Australia’s carbon tax starts in 3 months time, and customers of freight transport services should have decided by now whether they will accept carbon-related price increases from their transport providers.
What signals are you sending or receiving in the marketplace?
Accept or Reject
Freight customers’ decisions will depend on the price sensitivity of their product, existing margins and profitability targets, and their assessment of transport providers’ ability to absorb these costs while maintaining service levels. Will it be a ‘black and white’ choice or are there shades of grey?
Firstly, shippers can play hard ball and reject any carbon cost pass-through. But what then will become of transporters who can’t absorb the new tax burden? It’s the small & medium-sized firms that will go to the wall first.
Alternatively, shippers may accept pass-through of the full carbon tax cost. Yet where is the incentive for transport companies to minimise their carbon use if the tax costs are directly recoverable from clients? Perhaps a discounted pass-through will allow equitable sharing of the carbon cost.
How Big a Cost?
Both the size of the cost and its relative impact on customers’ end product pricing further influences the decision. There’s two carbon cost penalties to consider:
- refiners’ direct permit costs are estimated to increase fuel prices by up to 1 cent per litre
- the 6+ cents per litre effective carbon price for rail/sea/air transport companies in July 2012 and trucking in July 2014
Assuming fuel represents one-third of total transport costs in a rise and fall contract mechanism and the retail diesel price is $1.50 cents per litre, the 1 cent refining cost increase results increases transport prices by about 0.3%, while the 6+ cents per litre effective carbon price will raise transport prices by under 2%.
For some customers a 2% freight increase may be a small cost to absorb when considering the immediate sustainability of their transport service levels. For others the 2% freight cost rise may significantly affect their own competitive advantage. Regardless, relative market power will determine negotiation outcomes.
Of course, this is just one of the estimates being floated 3 months out. After the furore created by its announcement, a 2% carbon tax impact sounds too low, especially when some predict a doubling of transport costs. Its impact will vary by transport task, the proportionate weighting that fuel has in the total costs of each service and how well both fuel and carbon are managed by players in each supply chain. Herein lies a third approach to the “Accept or Reject” decision for shippers.

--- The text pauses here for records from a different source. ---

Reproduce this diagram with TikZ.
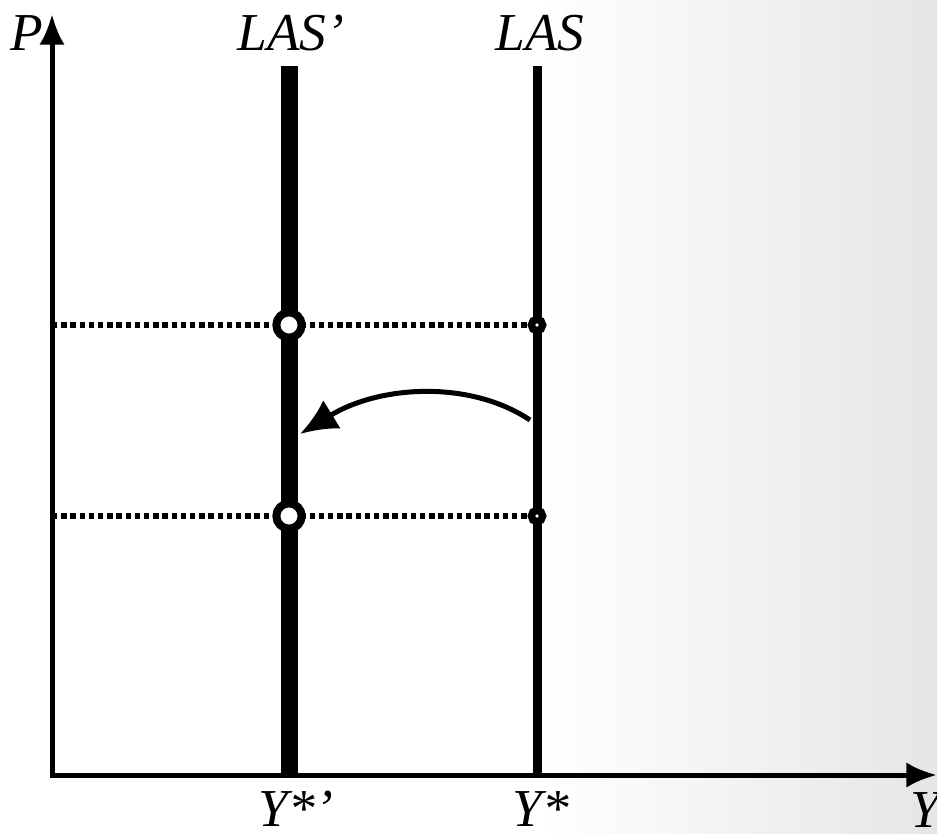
\documentclass[tikz,border=0pt]{standalone}
\usepackage{fontspec}
\setmainfont{Liberation Serif}
\usetikzlibrary{arrows.meta}
\begin{document}
\begin{tikzpicture}[x=0.75pt,y=-0.75pt,
  lbl/.style={font=\fontsize{40}{48}\selectfont\itshape, inner sep=0pt, anchor=base},
  axisline/.style={line width=3.75pt, -{Latex[length=23pt,width=19pt]}},
  dotline/.style={line width=3.9pt, line cap=butt, dash pattern=on 4.1pt off 2.8pt},
  bigring/.style={circle, draw=black, fill=white, line width=6pt, minimum size=19pt, inner sep=0pt},
  smallring/.style={circle, draw=black, fill=white, line width=5.5pt, minimum size=8.5pt, inner sep=0pt},
  shiftarrow/.style={line width=3.75pt, -{Latex[length=28pt,width=25pt]}}
]
\useasboundingbox (0,0) rectangle (937,833);
\fill[white] (0,0) rectangle (937,833);
\shade[left color=white, right color=black!10] (540,0) rectangle (937,833);

% coordinates
\coordinate (pbase) at (52,777.5);
\coordinate (ptop) at (52,14);
\coordinate (ybase) at (49.5,775);
\coordinate (yend) at (937,775);
\coordinate (lasptop) at (289,66);
\coordinate (laspbot) at (289,778);
\coordinate (lastop) at (537,66);
\coordinate (lasbot) at (537,778);
\coordinate (hleft) at (52,325);
\coordinate (lleft) at (52,516);
\coordinate (arrstart) at (530,420);
\coordinate (arrend) at (300,434);

% LAS curves
\draw[line width=12.75pt, line cap=butt] (lasptop) -- (laspbot);
\draw[line width=6.75pt, line cap=butt] (lastop) -- (lasbot);

% axes
\draw[axisline] (pbase) -- (ptop);
\draw[axisline] (ybase) -- (yend);

% dotted lines
\draw[dotline] (hleft) -- (537,325);
\draw[dotline] (lleft) -- (537,516);

% equilibrium points
\node[bigring] (lasphigh) at (289,325) {};
\node[bigring] (lasplow) at (289,516) {};
\node[smallring] (lashigh) at (537,325) {};
\node[smallring] (laslow) at (537,516) {};

% shift arrow
\draw[shiftarrow] (arrstart) .. controls (470,380) and (380,385) .. (arrend);

% labels
\node[lbl] (plbl) at (27,50) {P};
\node[lbl] (lasplbl) at (291,50) {LAS’};
\node[lbl] (laslbl) at (540,50) {LAS};
\node[lbl] (ysplbl) at (296,826) {Y*’};
\node[lbl] (yslbl) at (541,826) {Y*};
\node[lbl] (ylbl) at (925,827) {Y};
\end{tikzpicture}
\end{document}
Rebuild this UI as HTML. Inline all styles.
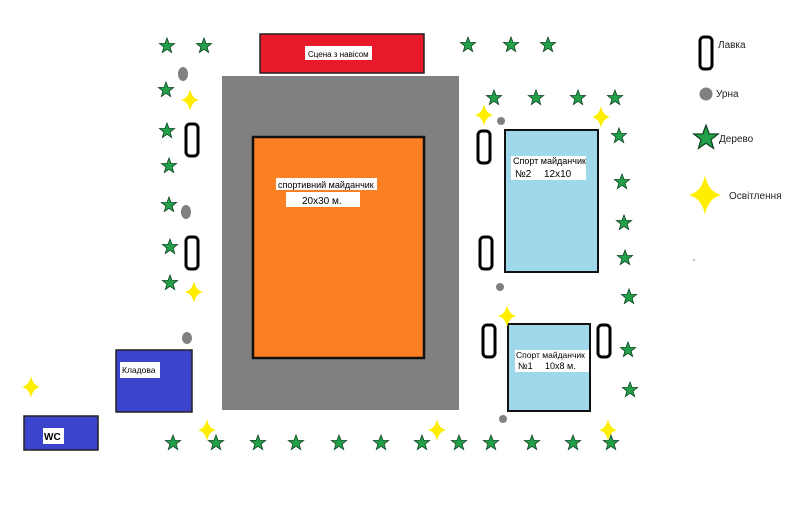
<!DOCTYPE html>
<html><head><meta charset="utf-8"><style>
body{margin:0;background:#fff}
svg{display:block;font-family:"Liberation Sans",sans-serif}
</style></head><body>
<svg width="800" height="507" viewBox="0 0 800 507" xmlns="http://www.w3.org/2000/svg">
<defs>
<polygon id="st" points="0,-8 2,-2.6 7.6,-2.5 3.1,1 4.7,6.5 0,3.3 -4.7,6.5 -3.1,1 -7.6,-2.5 -2,-2.6" fill="#22a04a" stroke="#114422" stroke-width="0.8"/>
<path id="sp" d="M0,-11 Q1.8,-1.8 9,0 Q1.8,1.8 0,11 Q-1.8,1.8 -9,0 Q-1.8,-1.8 0,-11Z" fill="#ffee00"/>
<rect id="bn" x="-6" y="-16" width="12" height="32" rx="4" fill="none" stroke="#000" stroke-width="3"/>
</defs>
<rect width="800" height="507" fill="#fff"/>
<rect x="260" y="34" width="164" height="39" fill="#e8192a" stroke="#222" stroke-width="1.5"/>
<rect x="305" y="46" width="67" height="14" fill="#fff"/>
<text x="308" y="57" font-size="8">Сцена з навісом</text>
<rect x="222" y="76" width="237" height="334" fill="#808080"/>
<rect x="253" y="137" width="171" height="221" fill="#fd7f24" stroke="#111" stroke-width="2.5"/>
<rect x="276" y="178" width="101" height="12" fill="#fff"/>
<text x="278" y="188" font-size="9">спортивний майданчик</text>
<rect x="286" y="192" width="74" height="15" fill="#fff"/>
<text x="302" y="204" font-size="10">20x30 м.</text>
<rect x="505" y="130" width="93" height="142" fill="#9fd8ea" stroke="#111" stroke-width="2"/>
<rect x="511" y="156" width="75" height="24" fill="#fff"/>
<text x="513" y="164" font-size="9">Спорт майданчик</text>
<text x="515" y="177" font-size="10">№2</text>
<text x="544" y="177" font-size="10">12x10</text>
<rect x="508" y="324" width="82" height="87" fill="#9fd8ea" stroke="#111" stroke-width="2"/>
<rect x="515" y="350" width="74" height="22" fill="#fff"/>
<text x="516" y="358" font-size="8.5">Спорт майданчик</text>
<text x="518" y="369" font-size="9">№1</text>
<text x="545" y="369" font-size="9">10x8 м.</text>
<rect x="116" y="350" width="76" height="62" fill="#3c43cc" stroke="#222" stroke-width="1.5"/>
<rect x="120" y="362" width="40" height="16" fill="#fff"/>
<text x="122" y="373" font-size="8.5">Кладова</text>
<rect x="24" y="416" width="74" height="34" fill="#3c43cc" stroke="#222" stroke-width="1.5"/>
<rect x="43" y="428" width="21" height="16" fill="#fff"/>
<text x="44" y="440" font-size="10" font-weight="bold">WC</text>
<g>
<use href="#bn" x="192" y="140"/><use href="#bn" x="192" y="253"/>
<use href="#bn" x="484" y="147"/><use href="#bn" x="486" y="253"/>
<use href="#bn" x="489" y="341"/><use href="#bn" x="604" y="341"/>
<use href="#bn" x="706" y="53"/>
</g>
<g fill="#808080">
<ellipse cx="183" cy="74" rx="5" ry="7"/><ellipse cx="186" cy="212" rx="5" ry="7"/>
<ellipse cx="187" cy="338" rx="5" ry="6"/><circle cx="501" cy="121" r="4"/>
<circle cx="500" cy="287" r="4"/><circle cx="503" cy="419" r="4"/>
<circle cx="706" cy="94" r="6.5"/>
</g>
<g>
<use href="#st" x="167" y="46"/><use href="#st" x="204" y="46"/><use href="#st" x="468" y="45"/><use href="#st" x="511" y="45"/><use href="#st" x="548" y="45"/>
<use href="#st" x="166" y="90"/><use href="#st" x="167" y="131"/><use href="#st" x="169" y="166"/><use href="#st" x="169" y="205"/><use href="#st" x="170" y="247"/><use href="#st" x="170" y="283"/>
<use href="#st" x="494" y="98"/><use href="#st" x="536" y="98"/><use href="#st" x="578" y="98"/><use href="#st" x="615" y="98"/>
<use href="#st" x="619" y="136"/><use href="#st" x="622" y="182"/><use href="#st" x="624" y="223"/><use href="#st" x="625" y="258"/><use href="#st" x="629" y="297"/><use href="#st" x="628" y="350"/><use href="#st" x="630" y="390"/>
<use href="#st" x="173" y="443"/><use href="#st" x="216" y="443"/><use href="#st" x="258" y="443"/><use href="#st" x="296" y="443"/><use href="#st" x="339" y="443"/><use href="#st" x="381" y="443"/><use href="#st" x="422" y="443"/><use href="#st" x="459" y="443"/><use href="#st" x="491" y="443"/><use href="#st" x="532" y="443"/><use href="#st" x="573" y="443"/><use href="#st" x="611" y="443"/>
<use href="#st" x="0" y="0" transform="translate(706 138) scale(1.6)"/>
</g>
<g>
<use href="#sp" x="190" y="100"/><use href="#sp" x="194" y="292"/><use href="#sp" x="31" y="387"/>
<use href="#sp" x="207" y="430"/><use href="#sp" x="437" y="430"/><use href="#sp" x="608" y="430"/>
<use href="#sp" x="484" y="115"/><use href="#sp" x="601" y="117"/><use href="#sp" x="507" y="316"/>
<use href="#sp" x="0" y="0" transform="translate(705 195) scale(1.8)"/>
</g>
<g font-size="10" fill="#222">
<text x="718" y="48">Лавка</text>
<text x="716" y="97">Урна</text>
<text x="719" y="142">Дерево</text>
<text x="729" y="199">Освітлення</text>
</g>
<circle cx="694" cy="260" r="0.8" fill="#666"/>
</svg>
</body></html>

A Third Way – Collaborate!
Rather than a win-lose position of “Yes” or “No” perhaps “Yes…with Conditions” will allow freight customers to reduce their carbon cost exposure while retaining sustainable service levels. Sharing responsibility for improving fuel and carbon efficiency may be the win-win answer both shippers and transporters need to thrive in the new carbon economy. It will take leadership and innovative partnering, and it won’t be easy.
A lot of trust and an equitable “risk and reward” sharing of cost savings will be needed for transport operators to open their books. Transport is a notoriously competitive market where ultra-low margins mean that any small benefits operators achieve through better fuel management are prized cost-competitive advantages which transport firms will fight to protect. Trade secrets won’t be given away for nothing.
Yet only joint action can realise many of the energy- and carbon-efficiency improvements necessary to better manage carbon risks, whether they be process changes affecting multiple stakeholders or adopting new technologies. Transporters can’t do it alone.
Collaborative problem solving will be the best way to improve carbon and energy profiles along all supply chains in Australia’s new carbon economy. It starts July 1st.